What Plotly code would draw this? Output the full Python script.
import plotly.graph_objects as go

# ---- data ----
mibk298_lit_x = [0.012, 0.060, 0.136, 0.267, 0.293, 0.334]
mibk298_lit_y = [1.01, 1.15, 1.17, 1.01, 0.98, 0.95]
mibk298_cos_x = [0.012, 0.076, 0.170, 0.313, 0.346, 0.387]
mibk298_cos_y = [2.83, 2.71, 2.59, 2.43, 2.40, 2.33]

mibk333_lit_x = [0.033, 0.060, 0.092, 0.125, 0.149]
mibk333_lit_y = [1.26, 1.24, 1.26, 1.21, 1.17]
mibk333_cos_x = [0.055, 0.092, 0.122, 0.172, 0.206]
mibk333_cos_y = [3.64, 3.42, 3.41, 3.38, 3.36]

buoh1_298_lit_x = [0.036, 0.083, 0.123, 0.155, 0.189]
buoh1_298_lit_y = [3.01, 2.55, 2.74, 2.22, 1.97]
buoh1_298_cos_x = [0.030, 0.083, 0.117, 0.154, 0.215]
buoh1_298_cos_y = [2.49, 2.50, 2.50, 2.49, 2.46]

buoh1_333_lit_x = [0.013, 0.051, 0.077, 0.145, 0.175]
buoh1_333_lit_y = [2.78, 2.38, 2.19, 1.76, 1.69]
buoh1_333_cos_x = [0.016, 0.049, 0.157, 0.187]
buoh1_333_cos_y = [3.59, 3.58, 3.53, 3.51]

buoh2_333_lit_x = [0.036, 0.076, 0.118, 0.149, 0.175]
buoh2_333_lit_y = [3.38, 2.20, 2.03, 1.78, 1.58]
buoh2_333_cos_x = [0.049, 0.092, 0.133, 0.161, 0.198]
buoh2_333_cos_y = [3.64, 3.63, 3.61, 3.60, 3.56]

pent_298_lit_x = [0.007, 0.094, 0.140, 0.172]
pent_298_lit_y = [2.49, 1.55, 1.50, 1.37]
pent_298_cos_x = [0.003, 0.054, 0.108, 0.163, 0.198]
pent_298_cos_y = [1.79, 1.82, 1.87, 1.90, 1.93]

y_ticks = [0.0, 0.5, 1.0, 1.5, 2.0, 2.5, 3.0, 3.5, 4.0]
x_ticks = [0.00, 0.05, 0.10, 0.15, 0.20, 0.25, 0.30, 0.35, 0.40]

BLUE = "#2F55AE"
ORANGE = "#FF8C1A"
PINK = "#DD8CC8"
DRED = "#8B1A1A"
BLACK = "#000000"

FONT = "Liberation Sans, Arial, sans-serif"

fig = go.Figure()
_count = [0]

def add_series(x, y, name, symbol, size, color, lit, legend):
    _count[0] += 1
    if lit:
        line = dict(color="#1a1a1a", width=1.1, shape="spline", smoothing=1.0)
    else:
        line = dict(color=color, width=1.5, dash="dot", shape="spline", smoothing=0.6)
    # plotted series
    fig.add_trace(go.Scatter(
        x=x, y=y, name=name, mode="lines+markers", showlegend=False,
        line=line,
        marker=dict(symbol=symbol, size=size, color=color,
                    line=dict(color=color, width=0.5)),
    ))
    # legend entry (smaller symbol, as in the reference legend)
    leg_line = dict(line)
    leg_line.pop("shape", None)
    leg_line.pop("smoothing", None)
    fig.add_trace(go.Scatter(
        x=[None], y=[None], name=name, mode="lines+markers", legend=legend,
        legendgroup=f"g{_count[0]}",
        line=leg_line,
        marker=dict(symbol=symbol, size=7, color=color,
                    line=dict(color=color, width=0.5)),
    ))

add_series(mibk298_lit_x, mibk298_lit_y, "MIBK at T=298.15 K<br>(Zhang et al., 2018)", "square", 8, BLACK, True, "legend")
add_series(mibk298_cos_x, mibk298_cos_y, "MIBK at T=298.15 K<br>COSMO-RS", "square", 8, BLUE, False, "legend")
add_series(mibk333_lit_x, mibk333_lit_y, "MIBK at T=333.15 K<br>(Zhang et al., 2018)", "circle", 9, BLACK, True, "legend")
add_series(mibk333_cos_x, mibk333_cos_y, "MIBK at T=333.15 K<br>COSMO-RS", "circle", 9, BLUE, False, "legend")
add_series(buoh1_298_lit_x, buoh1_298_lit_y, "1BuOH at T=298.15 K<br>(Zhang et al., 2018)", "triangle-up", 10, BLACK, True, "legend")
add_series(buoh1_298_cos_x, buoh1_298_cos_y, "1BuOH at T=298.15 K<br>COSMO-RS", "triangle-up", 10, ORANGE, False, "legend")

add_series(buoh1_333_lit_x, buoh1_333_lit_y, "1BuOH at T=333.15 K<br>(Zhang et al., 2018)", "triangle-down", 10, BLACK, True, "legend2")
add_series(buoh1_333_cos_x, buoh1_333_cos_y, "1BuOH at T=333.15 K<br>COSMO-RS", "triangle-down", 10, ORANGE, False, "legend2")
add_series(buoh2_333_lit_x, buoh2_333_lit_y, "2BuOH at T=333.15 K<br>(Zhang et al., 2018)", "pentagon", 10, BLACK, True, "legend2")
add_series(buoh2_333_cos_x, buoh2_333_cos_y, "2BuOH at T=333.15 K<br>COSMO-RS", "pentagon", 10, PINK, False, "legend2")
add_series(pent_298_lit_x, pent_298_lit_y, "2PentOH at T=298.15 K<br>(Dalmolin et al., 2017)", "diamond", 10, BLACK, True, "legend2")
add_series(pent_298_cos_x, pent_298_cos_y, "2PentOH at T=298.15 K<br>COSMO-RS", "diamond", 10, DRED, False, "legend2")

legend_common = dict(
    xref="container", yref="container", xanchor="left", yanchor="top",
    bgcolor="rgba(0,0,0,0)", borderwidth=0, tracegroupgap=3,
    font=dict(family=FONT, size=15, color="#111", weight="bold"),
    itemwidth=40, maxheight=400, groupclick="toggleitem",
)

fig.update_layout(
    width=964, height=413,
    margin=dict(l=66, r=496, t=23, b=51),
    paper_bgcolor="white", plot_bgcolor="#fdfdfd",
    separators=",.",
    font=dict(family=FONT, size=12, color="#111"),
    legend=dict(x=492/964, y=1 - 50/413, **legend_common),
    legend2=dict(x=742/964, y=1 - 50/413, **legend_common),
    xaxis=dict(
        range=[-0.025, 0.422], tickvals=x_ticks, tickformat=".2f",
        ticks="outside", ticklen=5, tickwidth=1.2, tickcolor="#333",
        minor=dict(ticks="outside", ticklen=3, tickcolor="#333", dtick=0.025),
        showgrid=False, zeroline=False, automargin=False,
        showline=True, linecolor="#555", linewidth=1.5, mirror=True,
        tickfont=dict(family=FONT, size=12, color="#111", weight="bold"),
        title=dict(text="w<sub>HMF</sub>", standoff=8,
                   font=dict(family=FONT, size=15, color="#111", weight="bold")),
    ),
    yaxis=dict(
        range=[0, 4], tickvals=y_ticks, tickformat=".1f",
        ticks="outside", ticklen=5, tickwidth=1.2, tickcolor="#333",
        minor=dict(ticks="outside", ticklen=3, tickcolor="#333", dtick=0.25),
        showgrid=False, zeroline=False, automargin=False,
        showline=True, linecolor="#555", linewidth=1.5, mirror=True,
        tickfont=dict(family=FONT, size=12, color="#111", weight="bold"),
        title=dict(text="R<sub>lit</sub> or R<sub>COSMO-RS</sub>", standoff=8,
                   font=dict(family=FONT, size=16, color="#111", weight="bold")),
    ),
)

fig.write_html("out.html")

-=-=-=-=-

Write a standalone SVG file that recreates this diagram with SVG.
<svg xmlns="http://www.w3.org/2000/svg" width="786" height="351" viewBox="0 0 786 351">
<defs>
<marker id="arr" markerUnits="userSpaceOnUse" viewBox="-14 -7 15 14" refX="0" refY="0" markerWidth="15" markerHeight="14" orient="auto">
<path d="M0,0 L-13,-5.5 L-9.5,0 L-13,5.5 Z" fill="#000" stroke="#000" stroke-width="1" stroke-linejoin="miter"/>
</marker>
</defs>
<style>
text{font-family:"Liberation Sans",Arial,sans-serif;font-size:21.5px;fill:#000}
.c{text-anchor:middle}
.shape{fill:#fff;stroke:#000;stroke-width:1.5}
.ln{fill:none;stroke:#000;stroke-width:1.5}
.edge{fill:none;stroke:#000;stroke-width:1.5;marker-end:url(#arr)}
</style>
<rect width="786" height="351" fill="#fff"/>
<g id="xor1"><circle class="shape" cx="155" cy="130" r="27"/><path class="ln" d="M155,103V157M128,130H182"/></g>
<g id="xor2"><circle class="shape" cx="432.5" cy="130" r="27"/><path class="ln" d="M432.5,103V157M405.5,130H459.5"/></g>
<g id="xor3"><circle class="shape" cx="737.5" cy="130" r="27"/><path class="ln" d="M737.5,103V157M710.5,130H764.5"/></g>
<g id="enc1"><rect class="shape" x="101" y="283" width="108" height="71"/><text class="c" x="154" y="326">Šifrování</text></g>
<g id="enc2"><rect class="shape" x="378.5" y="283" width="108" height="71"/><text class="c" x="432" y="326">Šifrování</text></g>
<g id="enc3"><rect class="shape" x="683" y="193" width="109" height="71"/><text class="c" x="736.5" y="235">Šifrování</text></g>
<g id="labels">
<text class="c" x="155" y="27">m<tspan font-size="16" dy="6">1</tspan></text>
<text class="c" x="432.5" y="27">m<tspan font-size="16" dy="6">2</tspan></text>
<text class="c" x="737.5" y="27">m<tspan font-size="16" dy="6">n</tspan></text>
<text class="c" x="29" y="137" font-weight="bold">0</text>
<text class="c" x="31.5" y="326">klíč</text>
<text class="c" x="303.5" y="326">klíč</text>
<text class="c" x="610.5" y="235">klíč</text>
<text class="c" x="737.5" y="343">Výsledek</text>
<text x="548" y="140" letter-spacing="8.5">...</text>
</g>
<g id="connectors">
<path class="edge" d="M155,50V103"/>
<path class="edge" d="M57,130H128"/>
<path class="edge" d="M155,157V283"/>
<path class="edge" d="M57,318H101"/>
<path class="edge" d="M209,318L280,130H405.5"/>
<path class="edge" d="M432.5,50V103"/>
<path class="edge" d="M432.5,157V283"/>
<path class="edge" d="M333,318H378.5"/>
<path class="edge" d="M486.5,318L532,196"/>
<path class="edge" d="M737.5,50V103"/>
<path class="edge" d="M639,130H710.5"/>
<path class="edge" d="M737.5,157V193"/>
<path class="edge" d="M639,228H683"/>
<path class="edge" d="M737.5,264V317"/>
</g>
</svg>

-=-=-=-=-

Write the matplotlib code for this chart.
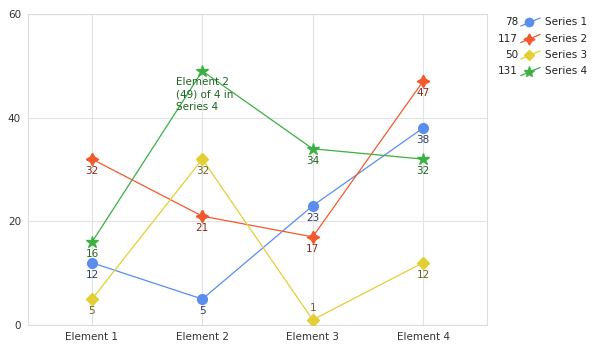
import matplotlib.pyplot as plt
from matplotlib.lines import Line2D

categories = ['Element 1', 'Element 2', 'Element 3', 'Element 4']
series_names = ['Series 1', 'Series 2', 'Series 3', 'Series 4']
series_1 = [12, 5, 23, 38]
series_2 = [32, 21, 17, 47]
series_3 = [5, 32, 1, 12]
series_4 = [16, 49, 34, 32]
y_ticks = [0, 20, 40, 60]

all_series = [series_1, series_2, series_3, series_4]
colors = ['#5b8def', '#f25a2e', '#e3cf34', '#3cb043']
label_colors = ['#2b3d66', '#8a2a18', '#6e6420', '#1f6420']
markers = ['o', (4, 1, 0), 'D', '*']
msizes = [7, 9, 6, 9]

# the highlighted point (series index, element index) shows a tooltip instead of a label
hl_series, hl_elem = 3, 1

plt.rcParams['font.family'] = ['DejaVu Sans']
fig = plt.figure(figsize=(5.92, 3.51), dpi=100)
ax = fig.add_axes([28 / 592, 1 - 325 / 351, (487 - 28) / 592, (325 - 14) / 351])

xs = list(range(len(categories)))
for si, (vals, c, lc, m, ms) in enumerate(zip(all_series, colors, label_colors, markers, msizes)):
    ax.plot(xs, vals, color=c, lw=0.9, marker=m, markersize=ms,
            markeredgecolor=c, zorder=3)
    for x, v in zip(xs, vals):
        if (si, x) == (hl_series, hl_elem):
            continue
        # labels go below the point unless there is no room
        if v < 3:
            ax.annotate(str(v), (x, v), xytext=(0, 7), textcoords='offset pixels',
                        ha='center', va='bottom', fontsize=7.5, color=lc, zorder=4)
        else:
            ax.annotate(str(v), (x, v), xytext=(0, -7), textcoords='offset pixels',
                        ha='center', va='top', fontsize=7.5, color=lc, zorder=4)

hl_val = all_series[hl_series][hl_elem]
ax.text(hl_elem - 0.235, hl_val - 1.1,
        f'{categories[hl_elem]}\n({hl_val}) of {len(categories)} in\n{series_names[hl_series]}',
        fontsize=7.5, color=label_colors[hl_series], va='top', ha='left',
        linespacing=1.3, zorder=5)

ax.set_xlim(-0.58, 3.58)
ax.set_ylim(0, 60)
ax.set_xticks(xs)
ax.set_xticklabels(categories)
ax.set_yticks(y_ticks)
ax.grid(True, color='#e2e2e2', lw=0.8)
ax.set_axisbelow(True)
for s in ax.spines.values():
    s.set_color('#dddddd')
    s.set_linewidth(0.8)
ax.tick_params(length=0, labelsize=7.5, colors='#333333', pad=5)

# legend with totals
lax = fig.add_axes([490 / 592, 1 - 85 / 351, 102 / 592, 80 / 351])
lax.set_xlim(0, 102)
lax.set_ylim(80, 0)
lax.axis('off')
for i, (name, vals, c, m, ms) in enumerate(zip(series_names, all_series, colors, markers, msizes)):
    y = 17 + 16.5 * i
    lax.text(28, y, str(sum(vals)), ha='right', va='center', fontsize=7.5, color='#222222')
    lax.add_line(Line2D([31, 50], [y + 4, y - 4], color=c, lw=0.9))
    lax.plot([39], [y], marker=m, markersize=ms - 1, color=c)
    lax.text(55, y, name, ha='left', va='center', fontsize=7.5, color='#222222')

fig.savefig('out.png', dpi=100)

-=-=-=-=-

*Exercise directions*:
Copy exactly, and only, the lines from the one containing "What Plotly code" through the one containing "mibk298_cos_y = [2.83, 2.71, 2.59, 2.43, 2.40, 2.33]".

*Solution to this task*:
What Plotly code would draw this? Output the full Python script.
import plotly.graph_objects as go

# ---- data ----
mibk298_lit_x = [0.012, 0.060, 0.136, 0.267, 0.293, 0.334]
mibk298_lit_y = [1.01, 1.15, 1.17, 1.01, 0.98, 0.95]
mibk298_cos_x = [0.012, 0.076, 0.170, 0.313, 0.346, 0.387]
mibk298_cos_y = [2.83, 2.71, 2.59, 2.43, 2.40, 2.33]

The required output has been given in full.